The first line to copy is the one with "Rebuild this chart"; the last is the one with "1.98, 1.53, -1.37]". Copy each line in that range exactly, leaving out all others.

**Provided data:**
────────────────

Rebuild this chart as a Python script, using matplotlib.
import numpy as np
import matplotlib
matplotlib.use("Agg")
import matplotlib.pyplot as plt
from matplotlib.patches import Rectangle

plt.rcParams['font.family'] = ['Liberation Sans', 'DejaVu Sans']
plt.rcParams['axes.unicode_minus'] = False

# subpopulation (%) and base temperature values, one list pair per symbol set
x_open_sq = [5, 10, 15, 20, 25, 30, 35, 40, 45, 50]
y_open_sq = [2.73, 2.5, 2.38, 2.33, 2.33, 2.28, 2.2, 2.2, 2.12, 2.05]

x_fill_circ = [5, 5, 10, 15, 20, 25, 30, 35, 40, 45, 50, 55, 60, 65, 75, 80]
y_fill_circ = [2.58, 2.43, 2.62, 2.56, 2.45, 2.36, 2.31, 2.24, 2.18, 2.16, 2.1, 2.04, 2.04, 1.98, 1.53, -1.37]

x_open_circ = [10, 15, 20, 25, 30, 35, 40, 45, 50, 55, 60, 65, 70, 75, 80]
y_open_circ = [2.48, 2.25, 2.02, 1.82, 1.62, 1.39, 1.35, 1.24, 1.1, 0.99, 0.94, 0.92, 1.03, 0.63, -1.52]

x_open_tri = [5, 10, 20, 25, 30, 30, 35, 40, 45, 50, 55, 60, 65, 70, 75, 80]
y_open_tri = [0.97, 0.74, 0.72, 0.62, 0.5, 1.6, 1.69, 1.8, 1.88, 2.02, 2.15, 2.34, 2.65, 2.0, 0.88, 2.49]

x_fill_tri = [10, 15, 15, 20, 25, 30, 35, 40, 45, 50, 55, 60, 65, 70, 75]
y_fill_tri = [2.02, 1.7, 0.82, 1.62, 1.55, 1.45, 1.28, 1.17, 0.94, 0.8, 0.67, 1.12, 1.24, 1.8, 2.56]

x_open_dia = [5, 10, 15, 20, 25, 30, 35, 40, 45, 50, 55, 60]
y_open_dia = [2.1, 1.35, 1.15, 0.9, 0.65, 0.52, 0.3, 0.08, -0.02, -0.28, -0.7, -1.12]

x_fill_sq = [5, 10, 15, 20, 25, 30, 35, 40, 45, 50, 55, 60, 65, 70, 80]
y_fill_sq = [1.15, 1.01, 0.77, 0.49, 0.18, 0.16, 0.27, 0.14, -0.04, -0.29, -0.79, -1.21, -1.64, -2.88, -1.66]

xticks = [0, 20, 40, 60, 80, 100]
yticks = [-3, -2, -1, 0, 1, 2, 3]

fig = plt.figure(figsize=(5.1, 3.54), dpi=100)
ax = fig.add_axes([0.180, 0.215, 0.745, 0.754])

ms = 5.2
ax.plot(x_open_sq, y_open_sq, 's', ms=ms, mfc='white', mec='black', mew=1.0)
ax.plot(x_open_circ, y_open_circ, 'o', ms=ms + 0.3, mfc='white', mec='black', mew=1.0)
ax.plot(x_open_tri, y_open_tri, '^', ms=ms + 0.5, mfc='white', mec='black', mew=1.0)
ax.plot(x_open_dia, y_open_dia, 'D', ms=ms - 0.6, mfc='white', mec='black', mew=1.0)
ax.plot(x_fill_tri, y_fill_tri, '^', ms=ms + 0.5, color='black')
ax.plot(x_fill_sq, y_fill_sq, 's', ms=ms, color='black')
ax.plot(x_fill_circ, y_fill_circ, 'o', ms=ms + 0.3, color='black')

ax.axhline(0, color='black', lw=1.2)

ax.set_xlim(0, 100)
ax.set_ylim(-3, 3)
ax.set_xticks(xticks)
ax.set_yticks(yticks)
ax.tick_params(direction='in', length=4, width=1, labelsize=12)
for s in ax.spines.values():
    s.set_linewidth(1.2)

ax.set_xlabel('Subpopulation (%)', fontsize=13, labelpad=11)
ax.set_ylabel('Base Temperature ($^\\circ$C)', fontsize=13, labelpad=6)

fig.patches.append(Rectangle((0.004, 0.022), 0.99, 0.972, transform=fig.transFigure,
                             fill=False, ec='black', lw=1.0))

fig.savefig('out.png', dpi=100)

────────────────

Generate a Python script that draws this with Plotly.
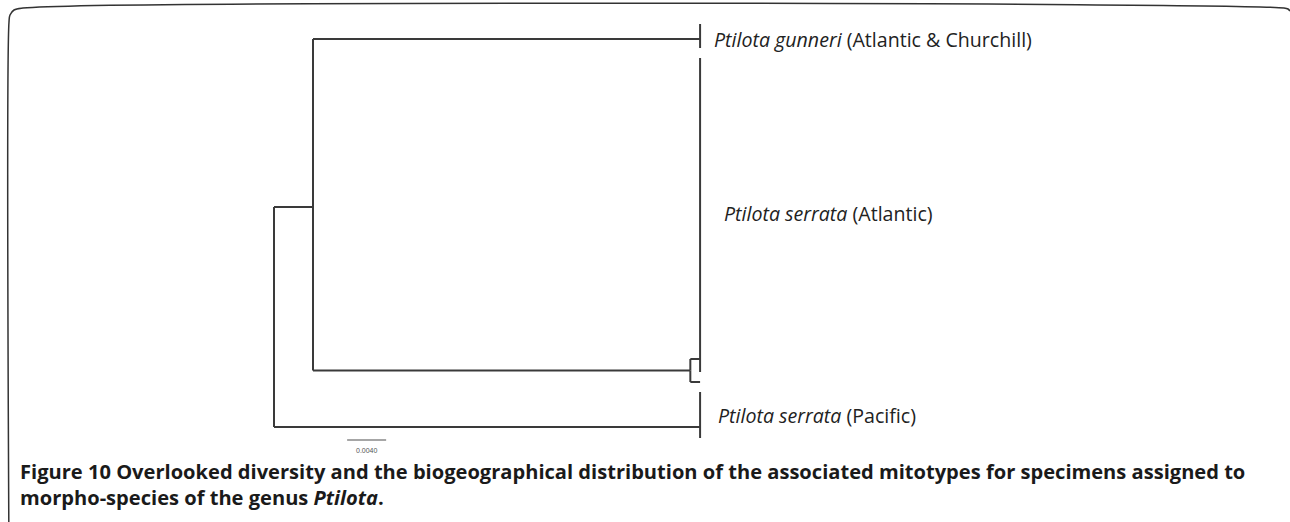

────────────────

**Expected output:**
Rebuild this chart as a Python script, using matplotlib.
import numpy as np
import matplotlib
matplotlib.use("Agg")
import matplotlib.pyplot as plt
from matplotlib.patches import Rectangle

plt.rcParams['font.family'] = ['Liberation Sans', 'DejaVu Sans']
plt.rcParams['axes.unicode_minus'] = False

# subpopulation (%) and base temperature values, one list pair per symbol set
x_open_sq = [5, 10, 15, 20, 25, 30, 35, 40, 45, 50]
y_open_sq = [2.73, 2.5, 2.38, 2.33, 2.33, 2.28, 2.2, 2.2, 2.12, 2.05]

x_fill_circ = [5, 5, 10, 15, 20, 25, 30, 35, 40, 45, 50, 55, 60, 65, 75, 80]
y_fill_circ = [2.58, 2.43, 2.62, 2.56, 2.45, 2.36, 2.31, 2.24, 2.18, 2.16, 2.1, 2.04, 2.04, 1.98, 1.53, -1.37]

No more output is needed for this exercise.